The panel I’d come for was one of the few book-related panels and was about worldbuilding. In addition to Rachel Hartman, there were six other panelists, including the guy who writes the Star Wars Shakespeare (Shakespeare Star Wars?) books. I particularly liked the discussion of creating maps and of the authors’ favorite worlds. And best of all, I had the good fortune of getting to have dinner with Rachel, which was delightful.
Afterwards, I made my way back to the CLS banquet. Dinner was over, but the evening’s entertainment was just getting underway. And by entertainment I mean hours of karaoke, a CLS tradition. Now, I am not a karaoke person; I’ve always declined invitations to UCLA linguistics karaoke. I guess after my solos in the Georgian chorus concert I can no longer say that I do not sing in front of people without at least ten other people singing along with me, but the fact remains that my familiarity with popular music is so poor that most of the time I really can’t participate.
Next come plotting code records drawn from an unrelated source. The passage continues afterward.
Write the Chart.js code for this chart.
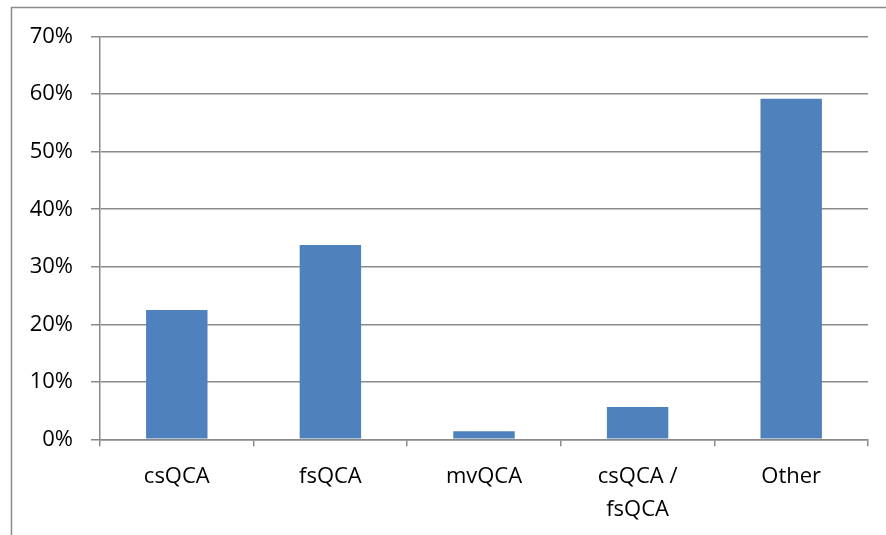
<!DOCTYPE html>
<html>
<head>
<meta charset="utf-8">
<script src="https://cdn.jsdelivr.net/npm/chart.js@4.4.1/dist/chart.umd.min.js"></script>
<style>
  html, body { margin: 0; padding: 0; background: #fff; }
  #wrap { width: 886px; height: 535px; position: relative; }
</style>
</head>
<body>
<div id="wrap"><canvas id="qcaChart"></canvas></div>
<script>
const categories = ["csQCA", "fsQCA", "mvQCA", ["csQCA /", "fsQCA"], "Other"];
const shares = [22.5, 33.8, 1.4, 5.6, 59.2];
const yTicks = [0, 10, 20, 30, 40, 50, 60, 70];

const gridGray = "#8a8a8a";

const outerBorder = {
    id: "outerBorder",
    beforeDraw(chart) {
        const ctx = chart.ctx;
        ctx.save();
        ctx.strokeStyle = gridGray;
        ctx.lineWidth = 1.5;
        ctx.strokeRect(11.5, 7.5, 1000, 1000);
        ctx.restore();
    }
};

const qcaChart = new Chart(
    document.getElementById("qcaChart"),
    {
        type: "bar",
        data: {
            labels: categories,
            datasets: [{
                data: shares,
                backgroundColor: "#4f81bd",
                borderWidth: 0,
                barPercentage: 0.4,
                categoryPercentage: 1.0
            }]
        },
        options: {
            responsive: true,
            maintainAspectRatio: false,
            animation: false,
            layout: {
                padding: { top: 36.7, right: 18, left: 0, bottom: 0 }
            },
            plugins: {
                legend: { display: false },
                tooltip: { enabled: false }
            },
            scales: {
                x: {
                    grid: {
                        drawOnChartArea: false,
                        offset: true,
                        tickLength: 7,
                        color: gridGray,
                        lineWidth: 1.5
                    },
                    border: { color: gridGray, width: 1.5 },
                    ticks: {
                        color: "#000",
                        padding: 14,
                        maxRotation: 0,
                        font: { family: "Open Sans", size: 22, lineHeight: 1.5 }
                    },
                    afterFit(scale) {
                        scale.height = 535 - 439.3;
                        scale.paddingLeft = 0;
                        scale.paddingRight = 0;
                    }
                },
                y: {
                    min: 0,
                    max: 70,
                    afterBuildTicks(scale) {
                        scale.ticks = yTicks.map(v => ({ value: v }));
                    },
                    grid: {
                        color: gridGray,
                        lineWidth: 1.5,
                        tickLength: 9
                    },
                    border: { color: gridGray, width: 1.5 },
                    ticks: {
                        color: "#000",
                        padding: 18,
                        font: { family: "Open Sans", size: 22 },
                        callback: v => v + "%"
                    },
                    afterFit(scale) {
                        scale.width = 100;
                        scale.paddingTop = 0;
                        scale.paddingBottom = 0;
                    }
                }
            }
        },
        plugins: [outerBorder]
    }
);
</script>
</body>
</html>
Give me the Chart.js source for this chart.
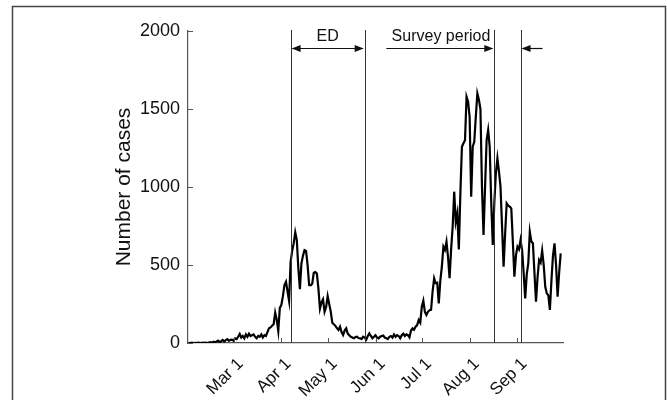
<!DOCTYPE html>
<html><head><meta charset="utf-8">
<script src="https://cdn.jsdelivr.net/npm/chart.js@4.4.1/dist/chart.umd.min.js"></script>
<style>html,body{margin:0;padding:0;background:#fff;}canvas{display:block;}</style>
</head><body>
<canvas id="c" width="667" height="400"></canvas>
<script>
// Daily number of cases, day 0 = Feb 1
const casesFeb = [1,0,2,0,1,0,2,1,0,3,1,2,0,3,5,2,8,4,10,15,6,12,20,10,18,25,14,20,22];
const casesMar = [15,30,25,40,58,35,45,30,55,40,60,45,50,55,40,30,45,40,55,35,50,45,70,95,100,110,120,195,150,77,225];
const casesApr = [244,300,372,393,330,270,520,590,640,710,660,480,345,510,560,595,590,500,372,370,380,450,455,445,350,220,260,280,200,230];
const casesMay = [300,250,201,130,120,110,95,83,105,70,51,80,94,60,50,40,35,30,38,40,32,30,25,40,35,22,45,62,45,30,40];
const casesJun = [50,35,30,40,45,48,35,30,25,40,45,35,55,40,50,45,30,50,60,45,55,50,36,80,94,85,105,115,147,130];
const casesJul = [233,271,200,180,200,210,212,330,415,383,386,254,400,489,617,596,649,550,415,600,745,970,777,831,600,960,1258,1280,1300,1579,1547];
const casesAug = [1450,938,1258,1290,1450,1600,1560,1500,1000,692,1000,1300,1365,1258,900,628,900,1088,1184,1100,1002,750,489,700,895,880,874,863,650,425,560];
const casesSep = [617,600,660,596,450,286,440,511,713,650,639,450,265,420,532,515,592,500,360,318,305,212,400,560,639,500,297,450,575];
const dailyCases = [].concat(casesFeb, casesMar, casesApr, casesMay, casesJun, casesJul, casesAug, casesSep);

const monthTickDays = [29, 60, 90, 121, 151, 182, 213];
const monthTickLabels = ['Mar 1', 'Apr 1', 'May 1', 'Jun 1', 'Jul 1', 'Aug 1', 'Sep 1'];
const yTickValues = [0, 500, 1000, 1500, 2000];
const edPeriod = [66, 114];        // Apr 7 – May 25
const surveyPeriod = [198, 215];   // survey window markers
const edLabel = 'ED';
const surveyLabel = 'Survey period';
const yTitle = 'Number of cases';

const FONT = '"Liberation Sans", Arial, Helvetica, sans-serif';

function arrowHead(ctx, x, y, dir) {
  ctx.beginPath();
  ctx.moveTo(x, y);
  ctx.lineTo(x - dir * 9, y - 3.5);
  ctx.lineTo(x - dir * 9, y + 3.5);
  ctx.closePath();
  ctx.fill();
}

const overlay = {
  id: 'overlay',
  beforeDraw(chart) {
    const ctx = chart.ctx;
    ctx.save();
    ctx.strokeStyle = '#444';
    ctx.lineWidth = 1.5;
    ctx.beginPath();
    ctx.moveTo(12.5, 420);
    ctx.lineTo(12.5, 6.5);
    ctx.lineTo(665.5, 6.5);
    ctx.lineTo(665.5, 420);
    ctx.stroke();
    ctx.restore();
  },
  afterDraw(chart) {
    const ctx = chart.ctx;
    const xs = chart.scales.x, ys = chart.scales.y;
    const a = chart.chartArea;
    ctx.save();
    // inward ticks
    ctx.strokeStyle = '#555';
    ctx.lineWidth = 1;
    ctx.beginPath();
    monthTickDays.forEach(d => {
      const px = Math.round(xs.getPixelForValue(d)) + 0.5;
      ctx.moveTo(px, a.bottom);
      ctx.lineTo(px, a.bottom - 5);
    });
    yTickValues.forEach(v => {
      const py = Math.round(ys.getPixelForValue(v)) + 0.5;
      ctx.moveTo(a.left, py);
      ctx.lineTo(a.left + 5, py);
    });
    ctx.stroke();
    // vertical event lines
    ctx.strokeStyle = '#333';
    ctx.lineWidth = 1;
    ctx.beginPath();
    edPeriod.concat(surveyPeriod).forEach(d => {
      const px = Math.round(xs.getPixelForValue(d)) + 0.5;
      ctx.moveTo(px, a.top - 1);
      ctx.lineTo(px, a.bottom);
    });
    ctx.stroke();
    // arrows
    const ay = a.top + 17.5;
    ctx.strokeStyle = '#111';
    ctx.fillStyle = '#111';
    ctx.lineWidth = 1.2;
    const e0 = xs.getPixelForValue(edPeriod[0]), e1 = xs.getPixelForValue(edPeriod[1]);
    ctx.beginPath(); ctx.moveTo(e0 + 2, ay); ctx.lineTo(e1 - 2, ay); ctx.stroke();
    arrowHead(ctx, e0 + 1, ay, -1);
    arrowHead(ctx, e1 - 1, ay, 1);
    const s0 = xs.getPixelForValue(surveyPeriod[0]), s1 = xs.getPixelForValue(surveyPeriod[1]);
    ctx.beginPath(); ctx.moveTo(s0 - 108, ay); ctx.lineTo(s0 - 2, ay); ctx.stroke();
    arrowHead(ctx, s0 - 1, ay, 1);
    ctx.beginPath(); ctx.moveTo(s1 + 22, ay); ctx.lineTo(s1 + 2, ay); ctx.stroke();
    arrowHead(ctx, s1 + 1, ay, -1);
    // labels
    ctx.fillStyle = '#111';
    ctx.font = '16px ' + FONT;
    ctx.textBaseline = 'middle';
    ctx.textAlign = 'center';
    ctx.fillText(edLabel, (e0 + e1) / 2, a.top + 6);
    ctx.textAlign = 'right';
    ctx.fillText(surveyLabel, s0 - 4, a.top + 6);
    ctx.restore();
  }
};

new Chart(document.getElementById('c'), {
  type: 'line',
  data: {
    datasets: [{
      data: dailyCases.map((v, i) => ({ x: i, y: v })),
      borderColor: '#000',
      borderWidth: 2.2,
      pointRadius: 0,
      tension: 0,
      fill: false
    }]
  },
  options: {
    responsive: false,
    animation: false,
    devicePixelRatio: 1,
    layout: { padding: { left: 100, top: 31, right: 104, bottom: 0 } },
    plugins: { legend: { display: false }, tooltip: { enabled: false } },
    scales: {
      x: {
        type: 'linear',
        min: -0.5,
        max: 242.5,
        afterBuildTicks: (s) => { s.ticks = monthTickDays.map(v => ({ value: v })); },
        afterFit: (s) => { s.height = 57; },
        grid: { display: true, drawOnChartArea: false, drawTicks: false, color: '#555' },
        border: { display: true, color: '#555', width: 1.2 },
        ticks: {
          autoSkip: false,
          minRotation: 45,
          maxRotation: 45,
          padding: 11,
          labelOffset: 7,
          color: '#111',
          font: { family: FONT, size: 17 },
          callback: (v) => {
            const i = monthTickDays.indexOf(v);
            return i >= 0 ? monthTickLabels[i] : '';
          }
        }
      },
      y: {
        min: 0,
        max: 2000,
        afterBuildTicks: (s) => { s.ticks = yTickValues.map(v => ({ value: v })); },
        afterFit: (s) => { s.width = 88; },
        grid: { display: true, drawOnChartArea: false, drawTicks: false, color: '#555' },
        border: { display: true, color: '#555', width: 1.2 },
        ticks: {
          padding: 8,
          color: '#111',
          font: { family: FONT, size: 18 },
          callback: (v) => String(v)
        },
        title: {
          display: true,
          text: yTitle,
          color: '#111',
          font: { family: FONT, size: 21, weight: 'normal' },
          padding: { top: 12, bottom: 0 }
        }
      }
    }
  },
  plugins: [overlay]
});
</script>
</body></html>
I honestly don’t know the vast majority of songs that one could use for karaoke. Indeed, as other people went up to sing songs that are evidently well-known, I usually found myself recognizing the chorus or some chord progression but not knowing the melody, much less the words, to the verses.
It was fun to watch, though, and there were some pretty talented singers as well as dancers. A highlight was a non-karaoke number, in which two grad students sang a Greek song accompanied by clarinet and bouzouki. Bouzouki! I want a bouzouki. People also sang in Russian, Turkish, Japanese, and Indonesian. And Mandarin, which is how I ended up doing karaoke after all. I’d gotten up from our table briefly, and I came back just as a USC grad student I knew was singing a line from a song in Chinese. I said, “Hey, I know that song!”
Long story short, I found myself at the front of the hall with the USC grad student and a third grad student, and we sang the Taiwanese song 對面的女孩看過來, which, as far as I can tell, is about the inscrutability of girls. It brought me back to Chinese department New Year’s parties in the Swarthmore Friends Meetinghouse, which is the last place I sang this song, with the other students in my Chinese class. All I remembered of this song was the first line and the chorus, and although the karaoke video we’d found on Youtube had the words, they were obviously in Chinese characters, many of which I’ve forgotten. So I watched them fly by and jumped in on random pronouns or easy stuff like 很可愛. And the chorus, thank goodness.
So, you didn’t think I’d ever do karaoke? Yeah, me neither. I guess I do better with languages other than English. Maybe next time I’ll attempt a rendition of “Je fais de toi mon essentiel”…
Wow, this all sounds super fun! How cool that you went to CLS as well as another conference at the same time! Next year, you must come to BLS! 🙂 The talks that you described sound really interesting. I’m hoping to do some research in sign linguistics myself…
And that Taiwanese song… my goodness, I’m glad I never had to sing it for the Chinese department banquet, but as soon as I read the title, a melody came floating back to me. What a lot of firsts and interesting experiences! Hopefully you’re back from all these trips energized to finish the quarter strong now. 🙂
Wait, how did you not have to sing it? Weren’t we always in the same class? Or did I somehow learn it just from some other class singing it?
I also never went to any of these banquets. Somehow managed to skive off all of them hahahaha!